Author: Robert Bly
Reviewed by WELD Intern Peter Bierman
Iron John is a book about the process of boys becoming men. Author Robert Bly bemoans the fact that our culture, along with many other modern cultures, has lost its way in providing guidelines and mileposts for this process. Ever since the Industrial Revolution, when men's work started taking them out of the home, boys lost the opportunity to learn at their father's knees and partake in the masculine world from an early age. That world is now separate, often perceived as irrelevant, and by the time men arrive home in the evening they often lack the time and energy to interact in a positive way with their sons.
Bly asserts that we no longer know what it means to be a man in the most positive sense of that word. Masculinity has a deep, nurturing, and spiritual inner dimension, but our culture often defines it as shallow, aggressive, and imbued with the most negative aspects of machismo. Modern media, such as TV and movies, often portray men as angry and out of control or as incompetent, inconsequential buffoons.

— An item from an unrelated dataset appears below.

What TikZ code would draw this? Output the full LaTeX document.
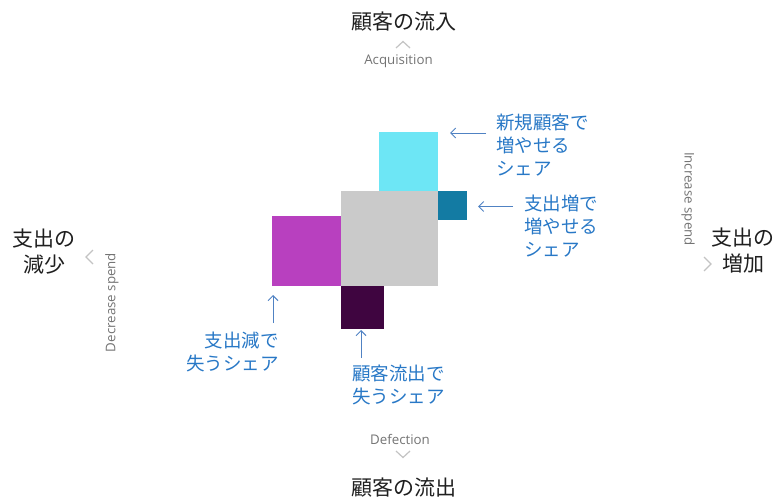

How do boys seeking to become men find their way out of this dilemma? Bly discusses rituals and initiation rites of passage that were common in ancient civilizations and continue today in primitive cultures throughout the world. In these pre-modern cultures, older men serve as mentors and as a group guide boys in the transition to manhood. In post-industrial civilizations, where many older men themselves have not experienced the guidance to assist them in receiving the gift of knowledge of what it means to be a man, this connection has been lost along with the mentoring capacity of an older generation of wise men. How can they give to boys and young men the tools of passage that they have not received themselves?
Bly is a poet and he describes what is needed metaphorically in the language of poetry and the stories of ancient mythology. The basic framework of his book is the story of "Iron John", from a tale preserved by the Brothers Grimm. Iron John, who he more frequently refers to as the "Wild Man", is a mentor and guide to a young boy making the transition from boyhood to manhood. The stages in the Iron John story include separation from the feminine world of his mother, reconnection with the forces of the natural world and the earth, a descent into a state of grief, woundedness, and ashes, development of the inner warrior to provide strength for his spiritual journey, and ultimately movement into a mature, whole, and spiritual emotional state where wounds have been healed and the achievement of a kingly state, or manhood, is accomplished.
The retelling of the Iron John story is actually relatively short, but Bly separates the myth into its individual stages which he elaborates on by drawing upon similar ancient stories and poetic insights by many authors. This makes the overall book very rich and colorful, but also very dense and at times somewhat inaccessible. The truths and underlying meaning of mythological stories were far from self evident to me, so I needed his translations and interpretations for them to become real. Even with this help, I often felt a distance between the revelations of what it means to travel the road from boyhood to manhood and how I could apply them in a practical manner to my life. There is a distance I could not completely overcome between metaphor and the pragmatic reality of day-to-day existence.
At least part of the solution to this problem is probably a need to view the process of growth from boy to man as an inward journey that really does need a separate language from normal day-to-day existence. The context is completely different and the inner, spiritual dimension of life requires a reorientation from my normal life perspective. This book did cause me to do a lot of thinking. And it was a refreshing change from my normal technical, problem-solving orientation and ways of thinking. It was a reminder that there is more to life than what appears right in front of me, right now.